>> BEGIN Raw records

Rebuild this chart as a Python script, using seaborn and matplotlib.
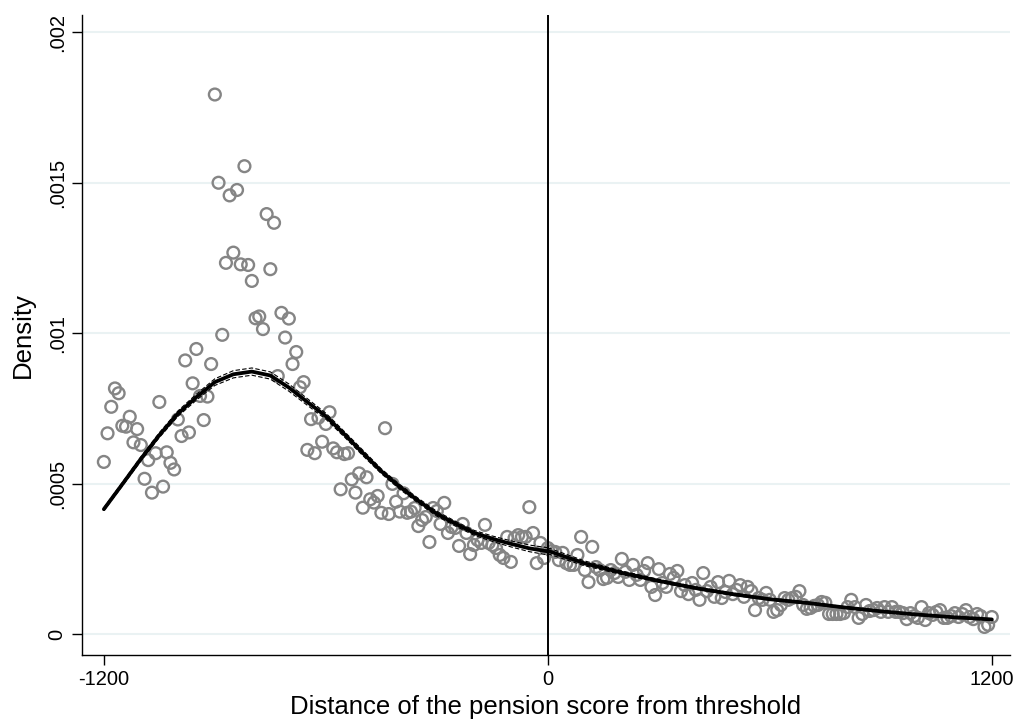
import numpy as np
import pandas as pd
import matplotlib
matplotlib.use("Agg")
import matplotlib.pyplot as plt
import seaborn as sns

# Binned density (units of 1e-4), left of the threshold: bins -1200 ... -10
left_bins = list(range(-1200, 0, 10))
left_density = [
    5.73, 6.68, 7.56, 8.17, 8.01, 6.93, 6.90, 7.23, 6.38, 6.82,
    6.29, 5.17, 5.79, 4.71, 6.02, 7.72, 4.91, 6.05, 5.70, 5.48,
    7.14, 6.59, 9.10, 6.71, 8.34, 9.48, 7.92, 7.12, 7.90, 8.98,
    17.93, 15.00, 9.95, 12.34, 14.58, 12.68, 14.76, 12.29, 15.55, 12.27,
    11.74, 10.50, 10.56, 10.14, 13.96, 12.13, 13.67, 8.58, 10.68, 9.86,
    10.49, 8.98, 9.38, 8.21, 8.38, 6.13, 7.15, 6.02, 7.20, 6.40,
    6.99, 7.38, 6.18, 6.05, 4.82, 5.99, 6.02, 5.15, 4.71, 5.35,
    4.21, 5.22, 4.49, 4.38, 4.60, 4.04, 6.85, 4.00, 5.00, 4.41,
    4.08, 4.69, 4.04, 4.08, 4.20, 3.60, 3.80, 3.90, 3.07, 4.20,
    4.10, 3.67, 4.37, 3.37, 3.57, 3.54, 2.94, 3.67, 3.37, 2.67,
    2.97, 3.14, 3.04, 3.64, 3.04, 2.97, 2.87, 2.64, 2.54, 3.24,
    2.41, 3.20, 3.30, 3.24, 3.24, 4.23, 3.37, 2.37, 3.04, 2.54,
]

# Binned density (units of 1e-4), right of the threshold: bins 0 ... 1200
right_bins = list(range(0, 1201, 10))
right_density = [
    2.87, 2.77, 2.74, 2.47, 2.71, 2.37, 2.31, 2.31, 2.64, 3.24,
    2.14, 1.74, 2.91, 2.24, 2.14, 1.84, 1.88, 2.14, 2.04, 1.91,
    2.51, 2.08, 1.81, 2.31, 1.98, 1.81, 2.11, 2.37, 1.58, 1.31,
    2.17, 1.71, 1.58, 2.01, 1.88, 2.11, 1.44, 1.64, 1.34, 1.71,
    1.48, 1.15, 2.04, 1.44, 1.58, 1.25, 1.74, 1.21, 1.41, 1.78,
    1.34, 1.48, 1.64, 1.25, 1.58, 1.44, 0.81, 1.21, 1.15, 1.38,
    1.15, 0.75, 0.81, 0.98, 1.21, 1.15, 1.21, 1.25, 1.44, 0.98,
    0.85, 0.88, 0.95, 0.98, 1.08, 1.05, 0.68, 0.68, 0.68, 0.68,
    0.71, 0.91, 1.15, 0.91, 0.55, 0.68, 0.98, 0.78, 0.81, 0.88,
    0.75, 0.91, 0.75, 0.91, 0.75, 0.75, 0.71, 0.51, 0.71, 0.61,
    0.55, 0.91, 0.48, 0.71, 0.65, 0.75, 0.81, 0.55, 0.55, 0.61,
    0.71, 0.58, 0.68, 0.81, 0.58, 0.51, 0.68, 0.61, 0.25, 0.32,
    0.58,
]

# Local linear density fit (units of 1e-4) with 95% band half-widths
left_fit_x = list(range(-1200, 1, 50))
left_fit = [4.16, 4.99, 5.83, 6.62, 7.33, 7.88, 8.38, 8.64, 8.73, 8.60,
            8.20, 7.72, 7.25, 6.65, 6.03, 5.42, 4.90, 4.44, 4.01, 3.68,
            3.38, 3.18, 3.01, 2.86, 2.76]
left_halfwidth = [0.05, 0.06, 0.07, 0.08, 0.09, 0.10, 0.11, 0.12, 0.12, 0.12,
                  0.12, 0.11, 0.10, 0.09, 0.09, 0.08, 0.08, 0.08, 0.08, 0.08,
                  0.08, 0.09, 0.10, 0.11, 0.12]

right_fit_x = list(range(0, 1201, 100))
right_fit = [2.78, 2.36, 2.05, 1.78, 1.54, 1.34, 1.17, 1.05, 0.90, 0.77,
             0.66, 0.57, 0.50]
right_halfwidth = [0.10, 0.08, 0.06, 0.05, 0.04, 0.04, 0.03, 0.03, 0.03, 0.02,
                   0.02, 0.02, 0.02]

x_ticks = [-1200, 0, 1200]
y_ticks = [0, 0.0005, 0.001, 0.0015, 0.002]
y_tick_labels = ["0", ".0005", ".001", ".0015", ".002"]

SCALE = 1e-4

sns.set_theme(style="white")
plt.rcParams["font.family"] = ["Liberation Sans", "DejaVu Sans"]

fig = plt.figure(figsize=(10.29, 7.25), dpi=100)
ax = fig.add_axes([0.0797, 0.0966, 0.9018, 0.8827])

# horizontal grid
for yv in y_ticks:
    ax.axhline(yv, color="#eaf2f3", lw=1.5, zorder=0)

bins_df = pd.DataFrame({
    "x": left_bins + right_bins,
    "density": np.array(left_density + right_density) * SCALE,
})
sns.scatterplot(data=bins_df, x="x", y="density", ax=ax, s=72,
                facecolors="none", edgecolor="#858585", linewidth=1.7,
                marker="o", zorder=3)

for fx, fy, hw in [(left_fit_x, left_fit, left_halfwidth),
                   (right_fit_x, right_fit, right_halfwidth)]:
    fy = np.array(fy) * SCALE
    hw = np.array(hw) * SCALE
    sns.lineplot(x=fx, y=fy + hw, ax=ax, color="black", lw=0.8,
                 linestyle=(0, (4, 2)), zorder=4)
    sns.lineplot(x=fx, y=fy - hw, ax=ax, color="black", lw=0.8,
                 linestyle=(0, (4, 2)), zorder=4)
    sns.lineplot(x=fx, y=fy, ax=ax, color="black", lw=2.7, zorder=5)

ax.axvline(0, color="black", lw=1.4, zorder=6)

ax.set_xlim(-1259, 1249)
ax.set_ylim(-0.000068, 0.002057)
ax.set_xticks(x_ticks)
ax.set_xticklabels([str(t) for t in x_ticks])
ax.set_yticks(y_ticks)
ax.set_yticklabels(y_tick_labels, rotation=90, va="center")

for side in ["top", "right"]:
    ax.spines[side].set_visible(False)
for side in ["left", "bottom"]:
    ax.spines[side].set_color("black")
    ax.spines[side].set_linewidth(1.0)

ax.tick_params(axis="both", which="major", direction="out", length=7,
               width=1.0, color="black", labelsize=14.5, labelcolor="black",
               left=True, bottom=True, pad=4)

ax.set_xlabel("Distance of the pension score from threshold", fontsize=18.5,
              color="black", labelpad=4)
ax.set_ylabel("Density", fontsize=18.5, color="black", labelpad=9)

fig.savefig("out.png", dpi=100, facecolor="white")
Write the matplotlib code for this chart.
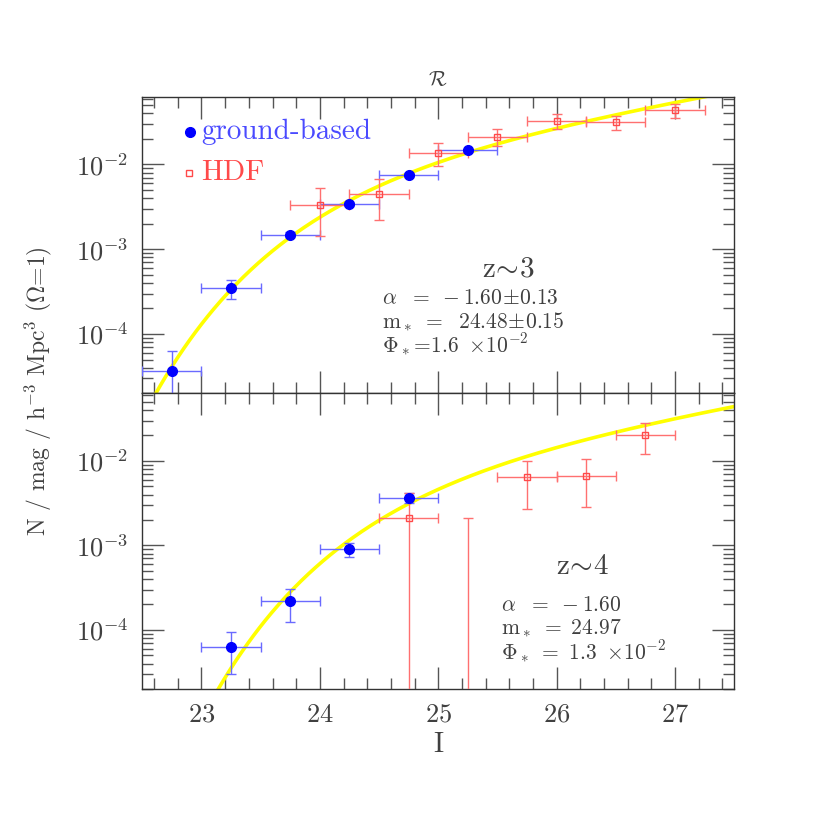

>> END Raw records

▸ What you will do: Every line above should be repeated exactly; pictures stay out of the copy.

▸ Exercise result:
Rebuild this chart as a Python script, using seaborn and matplotlib.
import numpy as np
import pandas as pd
import matplotlib
matplotlib.use("Agg")
import matplotlib.pyplot as plt
import seaborn as sns

# Binned density (units of 1e-4), left of the threshold: bins -1200 ... -10
left_bins = list(range(-1200, 0, 10))
left_density = [
    5.73, 6.68, 7.56, 8.17, 8.01, 6.93, 6.90, 7.23, 6.38, 6.82,
    6.29, 5.17, 5.79, 4.71, 6.02, 7.72, 4.91, 6.05, 5.70, 5.48,
    7.14, 6.59, 9.10, 6.71, 8.34, 9.48, 7.92, 7.12, 7.90, 8.98,
    17.93, 15.00, 9.95, 12.34, 14.58, 12.68, 14.76, 12.29, 15.55, 12.27,
    11.74, 10.50, 10.56, 10.14, 13.96, 12.13, 13.67, 8.58, 10.68, 9.86,
    10.49, 8.98, 9.38, 8.21, 8.38, 6.13, 7.15, 6.02, 7.20, 6.40,
    6.99, 7.38, 6.18, 6.05, 4.82, 5.99, 6.02, 5.15, 4.71, 5.35,
    4.21, 5.22, 4.49, 4.38, 4.60, 4.04, 6.85, 4.00, 5.00, 4.41,
    4.08, 4.69, 4.04, 4.08, 4.20, 3.60, 3.80, 3.90, 3.07, 4.20,
    4.10, 3.67, 4.37, 3.37, 3.57, 3.54, 2.94, 3.67, 3.37, 2.67,
    2.97, 3.14, 3.04, 3.64, 3.04, 2.97, 2.87, 2.64, 2.54, 3.24,
    2.41, 3.20, 3.30, 3.24, 3.24, 4.23, 3.37, 2.37, 3.04, 2.54,
]

# Binned density (units of 1e-4), right of the threshold: bins 0 ... 1200
right_bins = list(range(0, 1201, 10))
right_density = [
    2.87, 2.77, 2.74, 2.47, 2.71, 2.37, 2.31, 2.31, 2.64, 3.24,
    2.14, 1.74, 2.91, 2.24, 2.14, 1.84, 1.88, 2.14, 2.04, 1.91,
    2.51, 2.08, 1.81, 2.31, 1.98, 1.81, 2.11, 2.37, 1.58, 1.31,
    2.17, 1.71, 1.58, 2.01, 1.88, 2.11, 1.44, 1.64, 1.34, 1.71,
    1.48, 1.15, 2.04, 1.44, 1.58, 1.25, 1.74, 1.21, 1.41, 1.78,
    1.34, 1.48, 1.64, 1.25, 1.58, 1.44, 0.81, 1.21, 1.15, 1.38,
    1.15, 0.75, 0.81, 0.98, 1.21, 1.15, 1.21, 1.25, 1.44, 0.98,
    0.85, 0.88, 0.95, 0.98, 1.08, 1.05, 0.68, 0.68, 0.68, 0.68,
    0.71, 0.91, 1.15, 0.91, 0.55, 0.68, 0.98, 0.78, 0.81, 0.88,
    0.75, 0.91, 0.75, 0.91, 0.75, 0.75, 0.71, 0.51, 0.71, 0.61,
    0.55, 0.91, 0.48, 0.71, 0.65, 0.75, 0.81, 0.55, 0.55, 0.61,
    0.71, 0.58, 0.68, 0.81, 0.58, 0.51, 0.68, 0.61, 0.25, 0.32,
    0.58,
]

# Local linear density fit (units of 1e-4) with 95% band half-widths
left_fit_x = list(range(-1200, 1, 50))
left_fit = [4.16, 4.99, 5.83, 6.62, 7.33, 7.88, 8.38, 8.64, 8.73, 8.60,
            8.20, 7.72, 7.25, 6.65, 6.03, 5.42, 4.90, 4.44, 4.01, 3.68,
            3.38, 3.18, 3.01, 2.86, 2.76]
left_halfwidth = [0.05, 0.06, 0.07, 0.08, 0.09, 0.10, 0.11, 0.12, 0.12, 0.12,
                  0.12, 0.11, 0.10, 0.09, 0.09, 0.08, 0.08, 0.08, 0.08, 0.08,
                  0.08, 0.09, 0.10, 0.11, 0.12]

right_fit_x = list(range(0, 1201, 100))
right_fit = [2.78, 2.36, 2.05, 1.78, 1.54, 1.34, 1.17, 1.05, 0.90, 0.77,
             0.66, 0.57, 0.50]
right_halfwidth = [0.10, 0.08, 0.06, 0.05, 0.04, 0.04, 0.03, 0.03, 0.03, 0.02,
                   0.02, 0.02, 0.02]

x_ticks = [-1200, 0, 1200]
y_ticks = [0, 0.0005, 0.001, 0.0015, 0.002]
y_tick_labels = ["0", ".0005", ".001", ".0015", ".002"]

SCALE = 1e-4

sns.set_theme(style="white")
plt.rcParams["font.family"] = ["Liberation Sans", "DejaVu Sans"]

fig = plt.figure(figsize=(10.29, 7.25), dpi=100)
ax = fig.add_axes([0.0797, 0.0966, 0.9018, 0.8827])

# horizontal grid
for yv in y_ticks:
    ax.axhline(yv, color="#eaf2f3", lw=1.5, zorder=0)

bins_df = pd.DataFrame({
    "x": left_bins + right_bins,
    "density": np.array(left_density + right_density) * SCALE,
})
sns.scatterplot(data=bins_df, x="x", y="density", ax=ax, s=72,
                facecolors="none", edgecolor="#858585", linewidth=1.7,
                marker="o", zorder=3)

for fx, fy, hw in [(left_fit_x, left_fit, left_halfwidth),
                   (right_fit_x, right_fit, right_halfwidth)]:
    fy = np.array(fy) * SCALE
    hw = np.array(hw) * SCALE
    sns.lineplot(x=fx, y=fy + hw, ax=ax, color="black", lw=0.8,
                 linestyle=(0, (4, 2)), zorder=4)
    sns.lineplot(x=fx, y=fy - hw, ax=ax, color="black", lw=0.8,
                 linestyle=(0, (4, 2)), zorder=4)
    sns.lineplot(x=fx, y=fy, ax=ax, color="black", lw=2.7, zorder=5)

ax.axvline(0, color="black", lw=1.4, zorder=6)

ax.set_xlim(-1259, 1249)
ax.set_ylim(-0.000068, 0.002057)
ax.set_xticks(x_ticks)
ax.set_xticklabels([str(t) for t in x_ticks])
ax.set_yticks(y_ticks)
ax.set_yticklabels(y_tick_labels, rotation=90, va="center")

for side in ["top", "right"]:
    ax.spines[side].set_visible(False)
for side in ["left", "bottom"]:
    ax.spines[side].set_color("black")
    ax.spines[side].set_linewidth(1.0)

ax.tick_params(axis="both", which="major", direction="out", length=7,
               width=1.0, color="black", labelsize=14.5, labelcolor="black",
               left=True, bottom=True, pad=4)

ax.set_xlabel("Distance of the pension score from threshold", fontsize=18.5,
              color="black", labelpad=4)
ax.set_ylabel("Density", fontsize=18.5, color="black", labelpad=9)

fig.savefig("out.png", dpi=100, facecolor="white")
Write the matplotlib code for this chart.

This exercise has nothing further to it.